Scientists will get a better view of planets, stars, galaxies, exo-planets, nebulas, supernovas, or pulsars through the TMT, conduct spectroscopy of such heavy objects to study their atmosphere, find out if life exists or can thrive there, scout the possibility of a future “cool address” for earthlings, and test out the current varied hypotheses on the reality of aliens somewhere, out there…

Due to their limited size and resolution, current generation scopes operating at optical, ultraviolet or infrared wavelengths cannot see many things, but TMT opens up previously unknown ways to understand the mysteries and hidden scenes of the vast universe. It is still far from man, said Deshmukh.

Deshmukh explained how scientists measure astronomical distances (1 LY = 9 trillion km) in the universe by studying and analyzing light sources for their intrinsic luminosity (“standard candle” method) or the change in their spectrum (“red shift” method). That object and its approximate distance from Earth or the Solar System.

“TMT will aid in the investigation of all known astronomical problems or challenges that have been stalled due to a lack of powerful telescopes. Furthermore, TMT has a 50-year lifespan, giving us plenty of time before something more advanced emerges, perhaps even peering beyond Time itself!” Dr.

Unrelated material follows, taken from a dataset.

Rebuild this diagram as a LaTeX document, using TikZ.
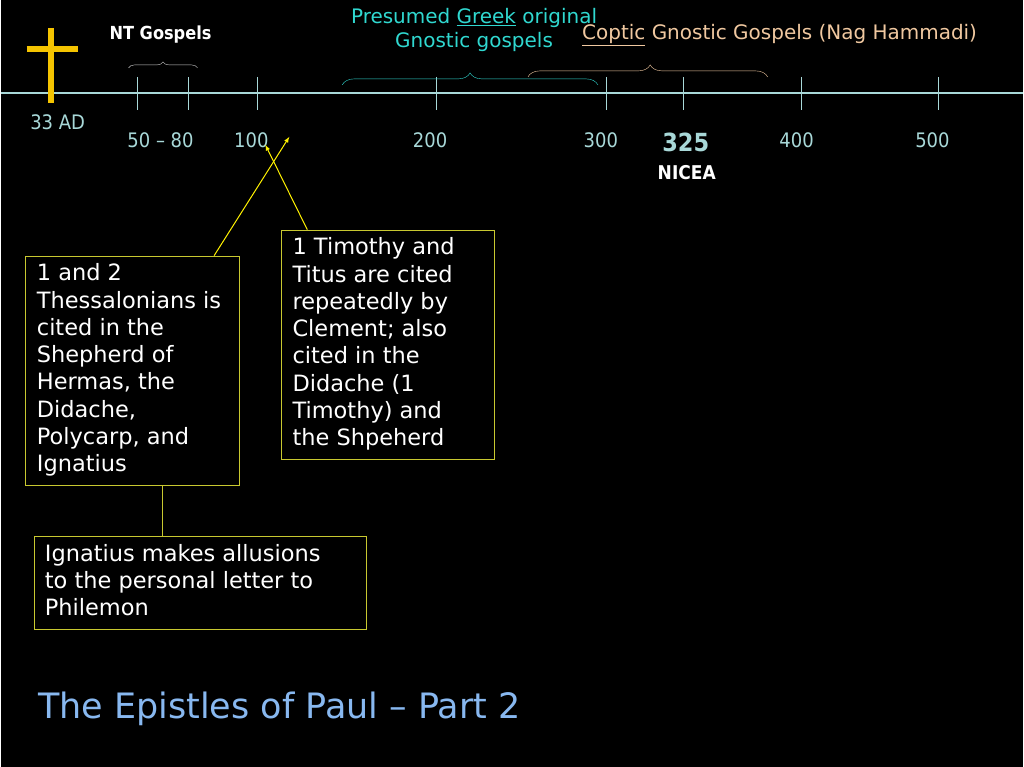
\documentclass[tikz,border=0pt]{standalone}
\usepackage{fontspec}
\setmainfont{DejaVu Sans}
\newfontfamily\condfont{DejaVu Sans Condensed}
\usetikzlibrary{decorations.pathreplacing}
\definecolor{axiscol}{HTML}{A8D8D8}
\definecolor{crossgold}{HTML}{F5C400}
\definecolor{greekcol}{HTML}{30D8D0}
\definecolor{copticcol}{HTML}{F0C8A0}
\definecolor{boxcol}{HTML}{C8C830}
\definecolor{titlecol}{HTML}{88B8F0}
\tikzset{
  notebox/.style={draw=boxcol, anchor=north west, inner sep=0pt},
  notetext/.style={text=white, anchor=north west, align=left, inner sep=0pt, font=\fontsize{22.5}{27.3}\selectfont},
  yearlabel/.style={text=axiscol, font=\condfont\fontsize{20}{22}\selectfont},
  pointer/.style={yellow, line width=1pt, -latex}
}
\begin{document}
\begin{tikzpicture}[x=1pt,y=-1pt]
  \fill[black] (0,0) rectangle (1024,768);
  % timeline
  \draw[axiscol, line width=1.5pt] (0,93) -- (1024,93);
  \foreach \t in {137,188,257,436,606,683,802,939}
    \draw[axiscol] (\t,77) -- (\t,110);
  % cross
  \draw[crossgold, line width=6pt] (50,28) -- (50,103);
  \draw[crossgold, line width=6pt] (26,49) -- (77,49);
  % year labels
  \node[yearlabel] (ad) at (57,122) {33 AD};
  \node[yearlabel] (y50) at (160,140) {50 – 80};
  \node[yearlabel] (y100) at (251,140) {100};
  \node[yearlabel] (y200) at (430,140) {200};
  \node[yearlabel] (y300) at (601,140) {300};
  \node[text=axiscol, font=\condfont\bfseries\fontsize{25}{26}\selectfont] (y325) at (686,143) {325};
  \node[text=white, font=\condfont\bfseries\fontsize{19}{20}\selectfont] (nicea) at (687,173) {NICEA};
  \node[yearlabel] (y400) at (797,140) {400};
  \node[yearlabel] (y500) at (933,140) {500};
  % braces
  \node[text=white, font=\condfont\bfseries\fontsize{18}{20}\selectfont] (ntg) at (160,35) {NT Gospels};
  \draw[white!80!black, decorate, decoration={brace, amplitude=6pt}] (128,68) -- (197,68);
  \node[text=greekcol, align=center, font=\fontsize{20}{24}\selectfont] (greek) at (474,30) {Presumed \underline{Greek} original\\Gnostic gospels};
  \draw[greekcol, decorate, decoration={brace, amplitude=12pt}] (342,85) -- (598,85);
  \node[text=copticcol, font=\fontsize{20}{22}\selectfont] (coptic) at (780,35) {\underline{Coptic} Gnostic Gospels (Nag Hammadi)};
  \draw[copticcol, decorate, decoration={brace, amplitude=12pt, aspect=0.51}] (528,77) -- (768,77);
  % boxes
  \node[notebox, minimum width=215pt, minimum height=230pt] (thess) at (24,256) {};
  \node[notetext] (thesstext) at (36,264)
    {1 and 2\\Thessalonians is\\cited in the\\Shepherd of\\Hermas, the\\Didache,\\Polycarp, and\\Ignatius};
  \node[notebox, minimum width=213pt, minimum height=230pt] (tim) at (281,230) {};
  \node[notetext] (timtext) at (292,238)
    {1 Timothy and\\Titus are cited\\repeatedly by\\Clement; also\\cited in the\\Didache (1\\Timothy) and\\the Shpeherd};
  \node[notebox, minimum width=333pt, minimum height=93pt] (phil) at (33,537) {};
  \node[notetext] (philtext) at (44,545)
    {Ignatius makes allusions\\to the personal letter to\\Philemon};
  % connectors
  \coordinate (tip1) at (289,137);
  \coordinate (tip2) at (265,145);
  \draw[pointer] ([xshift=82pt]thess.north) -- (tip1);
  \draw[pointer] ([xshift=26pt]tim.north west) -- (tip2);
  \draw[boxcol] ([xshift=30pt]thess.south) -- ([xshift=30pt]thess.south |- phil.north);
  % title
  \node[text=titlecol, anchor=west, font=\fontsize{35}{40}\selectfont] (title) at (34,710) {The Epistles of Paul – Part 2};
\end{tikzpicture}
\end{document}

Deshmukh explained.

He explained the TMT, saying that the primary mirror will consist of 492 hexagon mirrors supported by another 1,476 actuators, 2,772 high-precision edge sensors, and 10,332 smaller actuators that will align all the mirrors, detect the smallest deviations, and correct them to enable clear images from staggering distances in the Universe.

“All of the mirrors and other components are made of highly specialised ‘zero thermal expansion glass” to prevent image blur caused by temperature fluctuations. “The telescope will be supported by a ‘Extreme Adaptive Optics’ system to reduce disturbances caused by the Earth’s atmosphere as it tracks different celestial objects,” Deshmukh explained.

In CE 905, the Persian astronomer Abd Al-Rehman Al Sufi discovered and described the Andromeda cluster.

But it wasn’t until more than a thousand years later (in 1924) that the American astronomer Edwin Hubble (1889-1953) stunned humanity by confirming that Andromeda was indeed a galaxy and that our Milky Way is just one of many galaxies dotting the dark Universe.

However, after 1990, the world was thrown into a frenzy as the Hubble Space Telescope discovered billions of new galaxies scattered throughout the Universe, with more discoveries expected from the James Webb Space Telescope and mind-boggling possibilities through the TMT.

Aside from IUCAA, IIA, and ARIES, approximately 50 Indian industries are contributing to the mega-venture through various components and the direct or indirect participation of approximately 200 scientists, engineers, experts, technicians, and others.

The India TMT Optics Fabrication Facility (ITOFF), located near Bengaluru, became operational in January 2021 and will produce 84 (of the 492) mirrors for TMT.

“These mirrors are cutting-edge… Each mirror can take up to two to three weeks to manufacture, so it will take approximately four years to build all (84) mirrors here, plus those produced in the United States, China, and Japan “Deshmukh stated.

According to current plans, the TMT will “open its eye” to gaze at the Universe by 2032, a deadline that has been pushed back from the original 2028.